▶ _TASK_:
All the data must come back unchanged, except that pictures are left out.
—————
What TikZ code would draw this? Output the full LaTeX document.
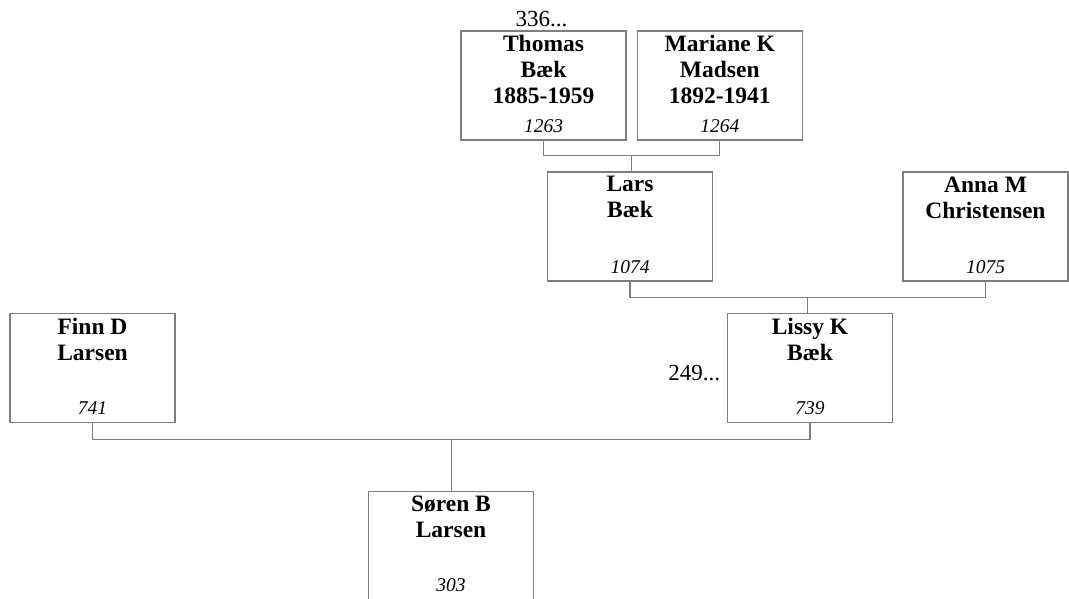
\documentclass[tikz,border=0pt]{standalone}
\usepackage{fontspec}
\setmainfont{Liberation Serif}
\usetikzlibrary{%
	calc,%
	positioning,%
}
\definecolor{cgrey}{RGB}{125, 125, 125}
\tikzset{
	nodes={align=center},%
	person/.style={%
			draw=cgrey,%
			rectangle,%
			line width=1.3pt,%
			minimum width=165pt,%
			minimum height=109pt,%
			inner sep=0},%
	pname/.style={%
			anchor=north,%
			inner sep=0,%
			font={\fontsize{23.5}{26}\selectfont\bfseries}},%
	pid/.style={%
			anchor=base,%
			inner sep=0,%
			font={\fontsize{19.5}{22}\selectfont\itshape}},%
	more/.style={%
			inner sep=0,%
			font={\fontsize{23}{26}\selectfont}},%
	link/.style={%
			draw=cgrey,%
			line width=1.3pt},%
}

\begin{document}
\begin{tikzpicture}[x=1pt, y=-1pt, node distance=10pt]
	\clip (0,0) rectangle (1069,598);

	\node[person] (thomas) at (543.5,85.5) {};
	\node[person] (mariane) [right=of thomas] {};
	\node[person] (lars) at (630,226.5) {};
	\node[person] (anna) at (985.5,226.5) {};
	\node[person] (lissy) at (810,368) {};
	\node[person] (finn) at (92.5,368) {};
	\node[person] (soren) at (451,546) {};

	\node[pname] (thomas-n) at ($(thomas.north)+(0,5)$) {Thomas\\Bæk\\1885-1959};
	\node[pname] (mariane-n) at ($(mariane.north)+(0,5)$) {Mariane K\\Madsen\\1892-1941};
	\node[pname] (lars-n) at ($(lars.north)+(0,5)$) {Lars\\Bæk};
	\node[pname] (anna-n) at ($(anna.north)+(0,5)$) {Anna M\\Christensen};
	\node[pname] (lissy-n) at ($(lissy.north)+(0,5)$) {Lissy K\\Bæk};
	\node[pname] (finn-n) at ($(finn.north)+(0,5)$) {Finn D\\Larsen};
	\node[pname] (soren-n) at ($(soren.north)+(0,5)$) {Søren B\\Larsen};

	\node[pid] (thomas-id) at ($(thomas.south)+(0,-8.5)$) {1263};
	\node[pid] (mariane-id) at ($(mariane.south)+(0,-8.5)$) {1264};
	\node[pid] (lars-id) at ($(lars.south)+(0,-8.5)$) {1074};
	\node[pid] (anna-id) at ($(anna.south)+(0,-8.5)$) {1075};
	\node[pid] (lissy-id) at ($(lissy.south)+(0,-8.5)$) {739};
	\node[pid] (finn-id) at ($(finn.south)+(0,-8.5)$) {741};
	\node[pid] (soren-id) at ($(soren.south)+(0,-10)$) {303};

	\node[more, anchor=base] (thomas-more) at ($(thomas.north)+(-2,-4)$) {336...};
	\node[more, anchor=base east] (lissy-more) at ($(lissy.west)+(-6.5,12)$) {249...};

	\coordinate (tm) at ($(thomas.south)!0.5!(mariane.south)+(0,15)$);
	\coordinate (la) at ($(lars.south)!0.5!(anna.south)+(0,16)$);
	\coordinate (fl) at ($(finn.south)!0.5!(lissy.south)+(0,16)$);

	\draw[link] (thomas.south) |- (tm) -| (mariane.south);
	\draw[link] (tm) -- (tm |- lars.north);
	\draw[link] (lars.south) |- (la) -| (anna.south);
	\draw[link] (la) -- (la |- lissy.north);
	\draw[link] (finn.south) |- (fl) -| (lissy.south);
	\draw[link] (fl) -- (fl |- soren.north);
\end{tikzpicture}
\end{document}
—————
▶ _FINISHED EXERCISE_:
What TikZ code would draw this? Output the full LaTeX document.
\documentclass[tikz,border=0pt]{standalone}
\usepackage{fontspec}
\setmainfont{Liberation Serif}
\usetikzlibrary{%
	calc,%
	positioning,%
}
\definecolor{cgrey}{RGB}{125, 125, 125}
\tikzset{
	nodes={align=center},%
	person/.style={%
			draw=cgrey,%
			rectangle,%
			line width=1.3pt,%
			minimum width=165pt,%
			minimum height=109pt,%
			inner sep=0},%
	pname/.style={%
			anchor=north,%
			inner sep=0,%
			font={\fontsize{23.5}{26}\selectfont\bfseries}},%
	pid/.style={%
			anchor=base,%
			inner sep=0,%
			font={\fontsize{19.5}{22}\selectfont\itshape}},%
	more/.style={%
			inner sep=0,%
			font={\fontsize{23}{26}\selectfont}},%
	link/.style={%
			draw=cgrey,%
			line width=1.3pt},%
}

\begin{document}
\begin{tikzpicture}[x=1pt, y=-1pt, node distance=10pt]
	\clip (0,0) rectangle (1069,598);

	\node[person] (thomas) at (543.5,85.5) {};
	\node[person] (mariane) [right=of thomas] {};
	\node[person] (lars) at (630,226.5) {};
	\node[person] (anna) at (985.5,226.5) {};
	\node[person] (lissy) at (810,368) {};
	\node[person] (finn) at (92.5,368) {};
	\node[person] (soren) at (451,546) {};

	\node[pname] (thomas-n) at ($(thomas.north)+(0,5)$) {Thomas\\Bæk\\1885-1959};
	\node[pname] (mariane-n) at ($(mariane.north)+(0,5)$) {Mariane K\\Madsen\\1892-1941};
	\node[pname] (lars-n) at ($(lars.north)+(0,5)$) {Lars\\Bæk};
	\node[pname] (anna-n) at ($(anna.north)+(0,5)$) {Anna M\\Christensen};
	\node[pname] (lissy-n) at ($(lissy.north)+(0,5)$) {Lissy K\\Bæk};
	\node[pname] (finn-n) at ($(finn.north)+(0,5)$) {Finn D\\Larsen};
	\node[pname] (soren-n) at ($(soren.north)+(0,5)$) {Søren B\\Larsen};

	\node[pid] (thomas-id) at ($(thomas.south)+(0,-8.5)$) {1263};
	\node[pid] (mariane-id) at ($(mariane.south)+(0,-8.5)$) {1264};
	\node[pid] (lars-id) at ($(lars.south)+(0,-8.5)$) {1074};
	\node[pid] (anna-id) at ($(anna.south)+(0,-8.5)$) {1075};
	\node[pid] (lissy-id) at ($(lissy.south)+(0,-8.5)$) {739};
	\node[pid] (finn-id) at ($(finn.south)+(0,-8.5)$) {741};
	\node[pid] (soren-id) at ($(soren.south)+(0,-10)$) {303};

	\node[more, anchor=base] (thomas-more) at ($(thomas.north)+(-2,-4)$) {336...};
	\node[more, anchor=base east] (lissy-more) at ($(lissy.west)+(-6.5,12)$) {249...};

	\coordinate (tm) at ($(thomas.south)!0.5!(mariane.south)+(0,15)$);
	\coordinate (la) at ($(lars.south)!0.5!(anna.south)+(0,16)$);
	\coordinate (fl) at ($(finn.south)!0.5!(lissy.south)+(0,16)$);

	\draw[link] (thomas.south) |- (tm) -| (mariane.south);
	\draw[link] (tm) -- (tm |- lars.north);
	\draw[link] (lars.south) |- (la) -| (anna.south);
	\draw[link] (la) -- (la |- lissy.north);
	\draw[link] (finn.south) |- (fl) -| (lissy.south);
	\draw[link] (fl) -- (fl |- soren.north);
\end{tikzpicture}
\end{document}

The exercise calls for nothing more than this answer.